◆ **What you have to do**
Extract the opening line of the entries and every line after it, stopping at and including the line that contains "for t, l in". Do not include pictures.

◆ **Records for this exercise**
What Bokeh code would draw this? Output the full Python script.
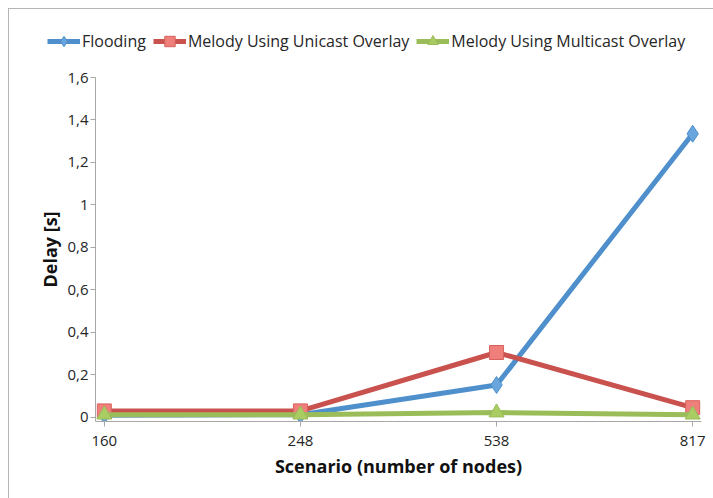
from bokeh.plotting import figure
from bokeh.models import Range1d, FixedTicker, Legend, LegendItem
from bokeh.layouts import column
from bokeh.embed import file_html
from bokeh.resources import INLINE

scenarios = ["160", "248", "538", "817"]
flooding = [0.010, 0.012, 0.152, 1.335]
unicast = [0.030, 0.030, 0.305, 0.045]
multicast = [0.012, 0.012, 0.022, 0.012]
y_ticks = [0, 0.2, 0.4, 0.6, 0.8, 1.0, 1.2, 1.4, 1.6]
y_tick_labels = ["0", "0,2", "0,4", "0,6", "0,8", "1", "1,2", "1,4", "1,6"]

xs = list(range(len(scenarios)))
FONT = "Open Sans"
TXT = "#262626"
W = 705
LEG_H = 48
MAIN_H = 490 - LEG_H

p = figure(width=W, height=MAIN_H, output_backend="svg", toolbar_location=None,
           x_range=Range1d(-0.045, 3.045), y_range=Range1d(-0.02, 1.6),
           min_border_left=86, min_border_right=13, min_border_top=20, min_border_bottom=78)
p.frame_align = False
p.outline_line_color = None
p.xgrid.grid_line_color = None
p.ygrid.grid_line_color = None
p.background_fill_color = "white"
p.border_fill_color = "white"

p.xaxis.ticker = FixedTicker(ticks=xs)
p.xaxis.major_label_overrides = {i: s for i, s in enumerate(scenarios)}
p.yaxis.ticker = FixedTicker(ticks=y_ticks)
p.yaxis.major_label_overrides = {t: l for t, l in zip(y_ticks, y_tick_labels)}

for ax in (p.xaxis[0], p.yaxis[0]):
    ax.axis_line_color = "#a8a8a8"
    ax.major_tick_line_color = "#a8a8a8"
    ax.minor_tick_line_color = None
    ax.major_tick_out = 5
    ax.major_tick_in = 0
    ax.major_label_text_font = FONT
    ax.major_label_text_font_size = "15px"
    ax.major_label_text_color = TXT
    ax.axis_label_text_font = FONT
    ax.axis_label_text_font_style = "bold"
    ax.axis_label_text_font_size = "18px"
    ax.axis_label_text_color = "#111111"

p.xaxis.axis_label = "Scenario (number of nodes)"
p.yaxis.axis_label = "Delay [s]"
p.xaxis.major_label_standoff = 9
p.xaxis.axis_label_standoff = 5
p.yaxis.major_label_standoff = 2
p.yaxis.axis_label_standoff = 2

series = [
    ("Flooding", flooding, "#4f90cc", "diamond", "#6aa6de", "#4f90cc", 17),
    ("Melody Using Unicast Overlay", unicast, "#c9524e", "square", "#ef7f7b", "#d8615d", 14),
    ("Melody Using Multicast Overlay", multicast, "#9bbd59", "triangle", "#a9cc63", "#9bbd59", 15),
]

# legend-only strip above the plot (its range keeps the data out of view)
leg = figure(width=W, height=LEG_H, output_backend="svg", toolbar_location=None,
             x_axis_type=None, y_axis_type=None,
             x_range=Range1d(100, 101), y_range=Range1d(100, 101),
             min_border_left=0, min_border_right=0, min_border_top=0, min_border_bottom=0)
leg.frame_align = False
leg.grid.visible = False
leg.outline_line_color = None
leg.background_fill_color = "white"
leg.border_fill_color = "white"

items = []
for name, vals, lc, mk, mf, ml, ms in series:
    p.line(xs, vals, line_color=lc, line_width=5)
    p.scatter(xs, vals, marker=mk, size=ms, fill_color=mf, line_color=ml, line_width=1)
    lr = leg.line(xs, vals, line_color=lc, line_width=5)
    sr = leg.scatter(xs, vals, marker=mk, size=ms, fill_color=mf, line_color=ml, line_width=1)
    items.append(LegendItem(label=name, renderers=[lr, sr]))

legend = Legend(items=items, orientation="horizontal", location=(38, 3),
                label_text_font=FONT, label_text_font_size="16px", label_text_color=TXT,
                glyph_width=33, glyph_height=26, label_standoff=2, spacing=7,
                padding=0, margin=0, border_line_color=None, background_fill_alpha=0)
leg.add_layout(legend, "center")

layout = column(leg, p, spacing=0)
layout.styles = {"margin-left": "8px", "margin-top": "8px",
                 "border-top": "1px solid #b5b5b5", "border-left": "1px solid #b5b5b5"}

open("out.html", "w").write(file_html(layout, INLINE))
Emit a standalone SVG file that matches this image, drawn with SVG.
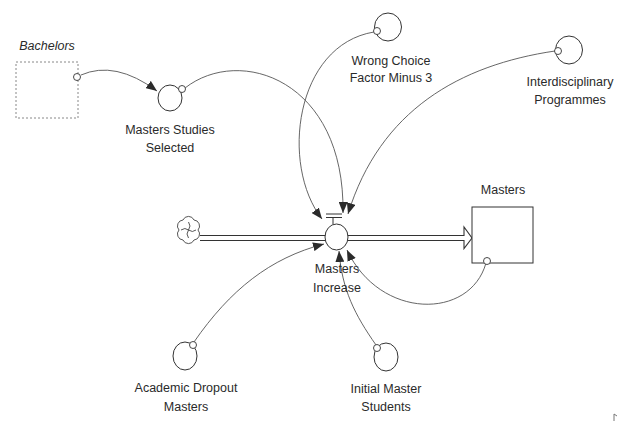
<svg xmlns="http://www.w3.org/2000/svg" width="619" height="426" viewBox="0 0 619 426">
  <style>
    .lbl { font-family: "Liberation Sans", Arial, sans-serif; font-size: 12.5px; fill: #2a2a2a; text-anchor: middle; }
    .aux { fill: #fff; stroke: #333; stroke-width: 1; }
    .tap { fill: #fff; stroke: #333; stroke-width: 0.9; }
    .link { fill: none; stroke: #555; stroke-width: 0.9; marker-end: url(#head); }
    .pipe { fill: #fff; stroke: #333; stroke-width: 1.1; stroke-linejoin: miter; }
  </style>
  <defs>
    <marker id="head" viewBox="0 0 11 9" refX="11" refY="4.5" markerWidth="11" markerHeight="9" markerUnits="userSpaceOnUse" orient="auto">
      <path d="M0,0 L11,4.5 L0,9 Z" fill="#2b2b2b"/>
    </marker>
  </defs>
  <rect width="619" height="426" fill="#fff"/>

  <!-- information links -->
  <g id="connectors">
    <path class="link" d="M81,75 Q115,60 157,91"/>
    <path class="link" d="M185,88 C240,45 345,80 343,213"/>
    <path class="link" d="M374,32 C295,45 280,165 322,219"/>
    <path class="link" d="M555,51 C460,65 380,110 348,214"/>
    <path class="link" d="M194,342 C230,290 270,258 324,244"/>
    <path class="link" d="M376,345 C355,315 342,290 339,251"/>
    <path class="link" d="M486,263 C470,320 380,320 347,250"/>
  </g>

  <!-- material flow pipe from source cloud into the stock -->
  <g id="flow-pipe">
    <path class="pipe" d="M200,235.5 H464 V227 L472,238 L464,248.5 V240.5 H200"/>
  </g>

  <g id="source-cloud" fill="none" stroke="#444" stroke-width="0.9">
    <path d="M183,220 a6,6 0 0 1 11,0 a6,6 0 0 1 4,10 a6,6 0 0 1 -4,10 a6,6 0 0 1 -11,0 a6,6 0 0 1 -4,-10 a6,6 0 0 1 4,-10 z" fill="#fff"/>
    <path d="M188.5,222 q3,4 0,8 q-3,4 0,8 M181,230 q4,-3 7.5,0 q4,3 7.5,0"/>
  </g>

  <g id="bachelors">
    <rect x="16" y="62" width="62" height="56" fill="none" stroke="#888" stroke-width="1" stroke-dasharray="2,2"/>
    <text class="lbl" x="47" y="50" font-style="italic">Bachelors</text>
    <circle class="tap" cx="77" cy="77" r="3.5"/>
  </g>

  <g id="masters-studies-selected">
    <ellipse class="aux" cx="170" cy="98" rx="12" ry="13"/>
    <circle class="tap" cx="182" cy="89" r="3.5"/>
    <text class="lbl" x="170" y="134">Masters Studies</text>
    <text class="lbl" x="170" y="152">Selected</text>
  </g>

  <g id="wrong-choice-factor">
    <ellipse class="aux" cx="388" cy="27" rx="13.5" ry="14"/>
    <circle class="tap" cx="377" cy="31" r="3.5"/>
    <text class="lbl" x="391" y="65">Wrong Choice</text>
    <text class="lbl" x="391" y="82">Factor Minus 3</text>
  </g>

  <g id="interdisciplinary-programmes">
    <ellipse class="aux" cx="569" cy="50" rx="13.5" ry="14"/>
    <circle class="tap" cx="558" cy="51" r="3.5"/>
    <text class="lbl" x="570" y="86">Interdisciplinary</text>
    <text class="lbl" x="570" y="104">Programmes</text>
  </g>

  <g id="masters-stock">
    <rect x="472" y="207" width="61" height="56" fill="#fff" stroke="#333" stroke-width="1"/>
    <text class="lbl" x="503" y="194">Masters</text>
    <circle class="tap" cx="487" cy="261" r="3.5"/>
  </g>

  <g id="masters-increase">
    <path d="M326,214 H342 M326,217.5 H342 M333,217.5 V224" fill="none" stroke="#333" stroke-width="1"/>
    <ellipse class="aux" cx="336.5" cy="237" rx="11.5" ry="13"/>
    <text class="lbl" x="337" y="273">Masters</text>
    <text class="lbl" x="337" y="292">Increase</text>
  </g>

  <g id="academic-dropout-masters">
    <ellipse class="aux" cx="185" cy="356" rx="12" ry="14"/>
    <circle class="tap" cx="193" cy="345" r="3.5"/>
    <text class="lbl" x="186" y="392">Academic Dropout</text>
    <text class="lbl" x="186" y="411">Masters</text>
  </g>

  <g id="initial-master-students">
    <ellipse class="aux" cx="386" cy="357" rx="12" ry="14"/>
    <circle class="tap" cx="377" cy="348" r="3.5"/>
    <text class="lbl" x="386" y="393">Initial Master</text>
    <text class="lbl" x="386" y="411">Students</text>
  </g>

  <!-- small clipped mark in the lower right corner -->
  <path d="M614,414 V421 M614,414 L617,416" fill="none" stroke="#777" stroke-width="1"/>
</svg>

◆ **Reply**
What Bokeh code would draw this? Output the full Python script.
from bokeh.plotting import figure
from bokeh.models import Range1d, FixedTicker, Legend, LegendItem
from bokeh.layouts import column
from bokeh.embed import file_html
from bokeh.resources import INLINE

scenarios = ["160", "248", "538", "817"]
flooding = [0.010, 0.012, 0.152, 1.335]
unicast = [0.030, 0.030, 0.305, 0.045]
multicast = [0.012, 0.012, 0.022, 0.012]
y_ticks = [0, 0.2, 0.4, 0.6, 0.8, 1.0, 1.2, 1.4, 1.6]
y_tick_labels = ["0", "0,2", "0,4", "0,6", "0,8", "1", "1,2", "1,4", "1,6"]

xs = list(range(len(scenarios)))
FONT = "Open Sans"
TXT = "#262626"
W = 705
LEG_H = 48
MAIN_H = 490 - LEG_H

p = figure(width=W, height=MAIN_H, output_backend="svg", toolbar_location=None,
           x_range=Range1d(-0.045, 3.045), y_range=Range1d(-0.02, 1.6),
           min_border_left=86, min_border_right=13, min_border_top=20, min_border_bottom=78)
p.frame_align = False
p.outline_line_color = None
p.xgrid.grid_line_color = None
p.ygrid.grid_line_color = None
p.background_fill_color = "white"
p.border_fill_color = "white"

p.xaxis.ticker = FixedTicker(ticks=xs)
p.xaxis.major_label_overrides = {i: s for i, s in enumerate(scenarios)}
p.yaxis.ticker = FixedTicker(ticks=y_ticks)
p.yaxis.major_label_overrides = {t: l for t, l in zip(y_ticks, y_tick_labels)}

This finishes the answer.